-- BEGIN --
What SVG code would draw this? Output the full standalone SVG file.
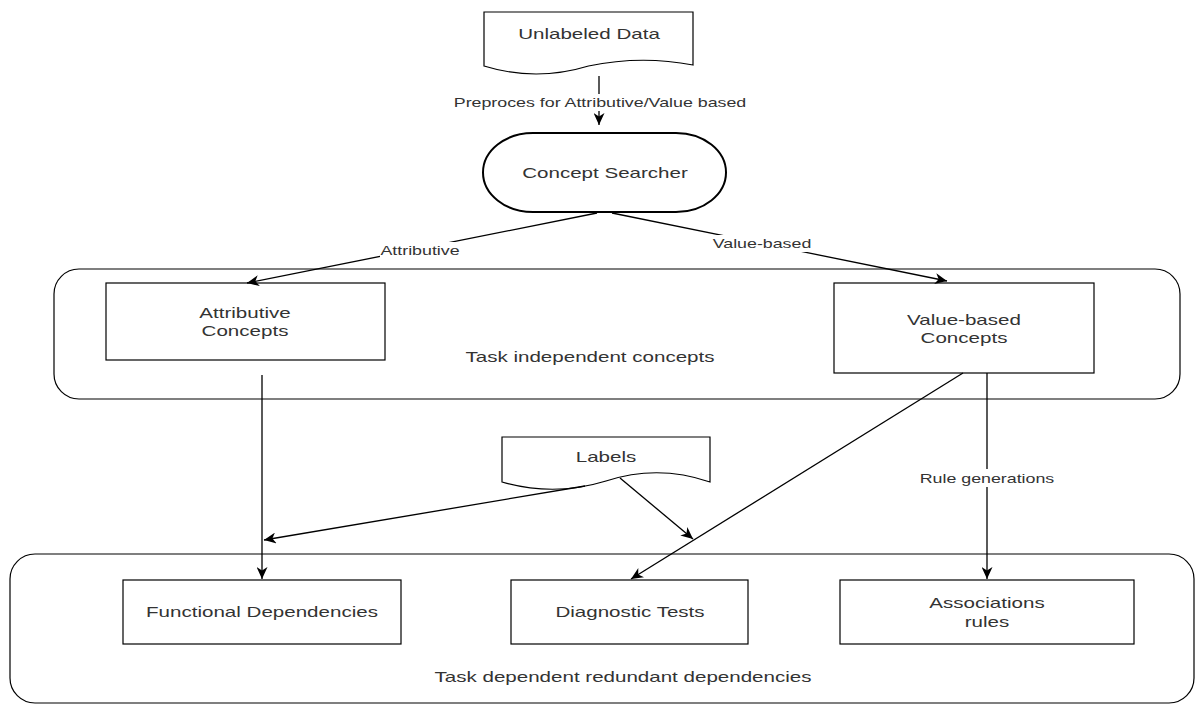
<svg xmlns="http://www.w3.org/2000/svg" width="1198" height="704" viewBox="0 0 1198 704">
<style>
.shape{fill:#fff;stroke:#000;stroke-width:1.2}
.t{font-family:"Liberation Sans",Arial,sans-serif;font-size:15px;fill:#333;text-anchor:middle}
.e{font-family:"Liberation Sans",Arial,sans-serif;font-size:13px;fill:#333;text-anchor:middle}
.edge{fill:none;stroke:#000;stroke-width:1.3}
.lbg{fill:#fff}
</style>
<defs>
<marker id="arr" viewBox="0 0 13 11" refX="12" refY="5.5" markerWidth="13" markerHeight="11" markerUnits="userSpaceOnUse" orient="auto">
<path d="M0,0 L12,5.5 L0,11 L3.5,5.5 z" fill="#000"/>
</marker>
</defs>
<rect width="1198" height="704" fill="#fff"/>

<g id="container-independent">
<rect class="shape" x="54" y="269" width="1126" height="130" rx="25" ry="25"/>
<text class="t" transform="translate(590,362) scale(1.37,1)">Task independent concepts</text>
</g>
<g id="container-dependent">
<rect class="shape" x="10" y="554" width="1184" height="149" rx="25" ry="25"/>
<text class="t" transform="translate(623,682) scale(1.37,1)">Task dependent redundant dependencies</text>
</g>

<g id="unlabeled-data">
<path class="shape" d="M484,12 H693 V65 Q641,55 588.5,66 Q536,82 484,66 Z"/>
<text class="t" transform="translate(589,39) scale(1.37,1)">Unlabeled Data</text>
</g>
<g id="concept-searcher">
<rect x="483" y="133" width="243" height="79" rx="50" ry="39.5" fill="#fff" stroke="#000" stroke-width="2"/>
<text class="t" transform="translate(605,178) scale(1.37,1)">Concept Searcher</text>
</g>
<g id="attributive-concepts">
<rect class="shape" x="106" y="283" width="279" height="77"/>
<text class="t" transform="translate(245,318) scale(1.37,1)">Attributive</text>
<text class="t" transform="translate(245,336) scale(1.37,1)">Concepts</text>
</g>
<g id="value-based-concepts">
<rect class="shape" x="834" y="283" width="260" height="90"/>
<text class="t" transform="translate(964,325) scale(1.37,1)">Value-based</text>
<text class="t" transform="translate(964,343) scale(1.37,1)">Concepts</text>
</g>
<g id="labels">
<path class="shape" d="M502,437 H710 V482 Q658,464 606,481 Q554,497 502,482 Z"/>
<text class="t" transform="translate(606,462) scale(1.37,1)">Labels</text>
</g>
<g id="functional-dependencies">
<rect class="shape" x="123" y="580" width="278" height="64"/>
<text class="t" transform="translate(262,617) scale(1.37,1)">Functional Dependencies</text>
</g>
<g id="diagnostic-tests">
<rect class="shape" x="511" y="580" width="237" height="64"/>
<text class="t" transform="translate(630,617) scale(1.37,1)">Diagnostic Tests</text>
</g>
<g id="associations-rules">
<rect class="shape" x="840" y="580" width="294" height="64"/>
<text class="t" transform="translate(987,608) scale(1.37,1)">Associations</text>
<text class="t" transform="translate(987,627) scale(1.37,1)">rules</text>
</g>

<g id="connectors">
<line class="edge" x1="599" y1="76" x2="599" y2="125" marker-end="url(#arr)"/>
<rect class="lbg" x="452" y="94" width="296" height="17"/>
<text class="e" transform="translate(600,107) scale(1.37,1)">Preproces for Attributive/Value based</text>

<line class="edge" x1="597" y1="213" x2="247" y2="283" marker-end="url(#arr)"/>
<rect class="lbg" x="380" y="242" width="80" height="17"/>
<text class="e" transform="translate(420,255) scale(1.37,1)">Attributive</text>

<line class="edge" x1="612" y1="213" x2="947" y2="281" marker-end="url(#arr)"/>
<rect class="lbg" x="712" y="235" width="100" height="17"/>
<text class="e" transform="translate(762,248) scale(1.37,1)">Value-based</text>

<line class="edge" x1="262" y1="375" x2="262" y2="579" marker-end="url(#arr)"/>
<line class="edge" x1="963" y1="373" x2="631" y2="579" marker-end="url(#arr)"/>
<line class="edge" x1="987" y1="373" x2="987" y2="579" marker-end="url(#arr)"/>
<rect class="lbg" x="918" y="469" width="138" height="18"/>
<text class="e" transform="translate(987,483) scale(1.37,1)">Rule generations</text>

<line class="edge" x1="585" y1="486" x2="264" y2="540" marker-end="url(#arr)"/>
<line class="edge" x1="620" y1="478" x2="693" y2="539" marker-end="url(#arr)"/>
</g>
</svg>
-- END --
__SET EXERCISE__: Make an exact copy of the whole listing, but don't bring over any pictures.

__TASK SOLUTION__:
What SVG code would draw this? Output the full standalone SVG file.
<svg xmlns="http://www.w3.org/2000/svg" width="1198" height="704" viewBox="0 0 1198 704">
<style>
.shape{fill:#fff;stroke:#000;stroke-width:1.2}
.t{font-family:"Liberation Sans",Arial,sans-serif;font-size:15px;fill:#333;text-anchor:middle}
.e{font-family:"Liberation Sans",Arial,sans-serif;font-size:13px;fill:#333;text-anchor:middle}
.edge{fill:none;stroke:#000;stroke-width:1.3}
.lbg{fill:#fff}
</style>
<defs>
<marker id="arr" viewBox="0 0 13 11" refX="12" refY="5.5" markerWidth="13" markerHeight="11" markerUnits="userSpaceOnUse" orient="auto">
<path d="M0,0 L12,5.5 L0,11 L3.5,5.5 z" fill="#000"/>
</marker>
</defs>
<rect width="1198" height="704" fill="#fff"/>

<g id="container-independent">
<rect class="shape" x="54" y="269" width="1126" height="130" rx="25" ry="25"/>
<text class="t" transform="translate(590,362) scale(1.37,1)">Task independent concepts</text>
</g>
<g id="container-dependent">
<rect class="shape" x="10" y="554" width="1184" height="149" rx="25" ry="25"/>
<text class="t" transform="translate(623,682) scale(1.37,1)">Task dependent redundant dependencies</text>
</g>

<g id="unlabeled-data">
<path class="shape" d="M484,12 H693 V65 Q641,55 588.5,66 Q536,82 484,66 Z"/>
<text class="t" transform="translate(589,39) scale(1.37,1)">Unlabeled Data</text>
</g>
<g id="concept-searcher">
<rect x="483" y="133" width="243" height="79" rx="50" ry="39.5" fill="#fff" stroke="#000" stroke-width="2"/>
<text class="t" transform="translate(605,178) scale(1.37,1)">Concept Searcher</text>
</g>
<g id="attributive-concepts">
<rect class="shape" x="106" y="283" width="279" height="77"/>
<text class="t" transform="translate(245,318) scale(1.37,1)">Attributive</text>
<text class="t" transform="translate(245,336) scale(1.37,1)">Concepts</text>
</g>
<g id="value-based-concepts">
<rect class="shape" x="834" y="283" width="260" height="90"/>
<text class="t" transform="translate(964,325) scale(1.37,1)">Value-based</text>
<text class="t" transform="translate(964,343) scale(1.37,1)">Concepts</text>
</g>
<g id="labels">
<path class="shape" d="M502,437 H710 V482 Q658,464 606,481 Q554,497 502,482 Z"/>
<text class="t" transform="translate(606,462) scale(1.37,1)">Labels</text>
</g>
<g id="functional-dependencies">
<rect class="shape" x="123" y="580" width="278" height="64"/>
<text class="t" transform="translate(262,617) scale(1.37,1)">Functional Dependencies</text>
</g>
<g id="diagnostic-tests">
<rect class="shape" x="511" y="580" width="237" height="64"/>
<text class="t" transform="translate(630,617) scale(1.37,1)">Diagnostic Tests</text>
</g>
<g id="associations-rules">
<rect class="shape" x="840" y="580" width="294" height="64"/>
<text class="t" transform="translate(987,608) scale(1.37,1)">Associations</text>
<text class="t" transform="translate(987,627) scale(1.37,1)">rules</text>
</g>

<g id="connectors">
<line class="edge" x1="599" y1="76" x2="599" y2="125" marker-end="url(#arr)"/>
<rect class="lbg" x="452" y="94" width="296" height="17"/>
<text class="e" transform="translate(600,107) scale(1.37,1)">Preproces for Attributive/Value based</text>

<line class="edge" x1="597" y1="213" x2="247" y2="283" marker-end="url(#arr)"/>
<rect class="lbg" x="380" y="242" width="80" height="17"/>
<text class="e" transform="translate(420,255) scale(1.37,1)">Attributive</text>

<line class="edge" x1="612" y1="213" x2="947" y2="281" marker-end="url(#arr)"/>
<rect class="lbg" x="712" y="235" width="100" height="17"/>
<text class="e" transform="translate(762,248) scale(1.37,1)">Value-based</text>

<line class="edge" x1="262" y1="375" x2="262" y2="579" marker-end="url(#arr)"/>
<line class="edge" x1="963" y1="373" x2="631" y2="579" marker-end="url(#arr)"/>
<line class="edge" x1="987" y1="373" x2="987" y2="579" marker-end="url(#arr)"/>
<rect class="lbg" x="918" y="469" width="138" height="18"/>
<text class="e" transform="translate(987,483) scale(1.37,1)">Rule generations</text>

<line class="edge" x1="585" y1="486" x2="264" y2="540" marker-end="url(#arr)"/>
<line class="edge" x1="620" y1="478" x2="693" y2="539" marker-end="url(#arr)"/>
</g>
</svg>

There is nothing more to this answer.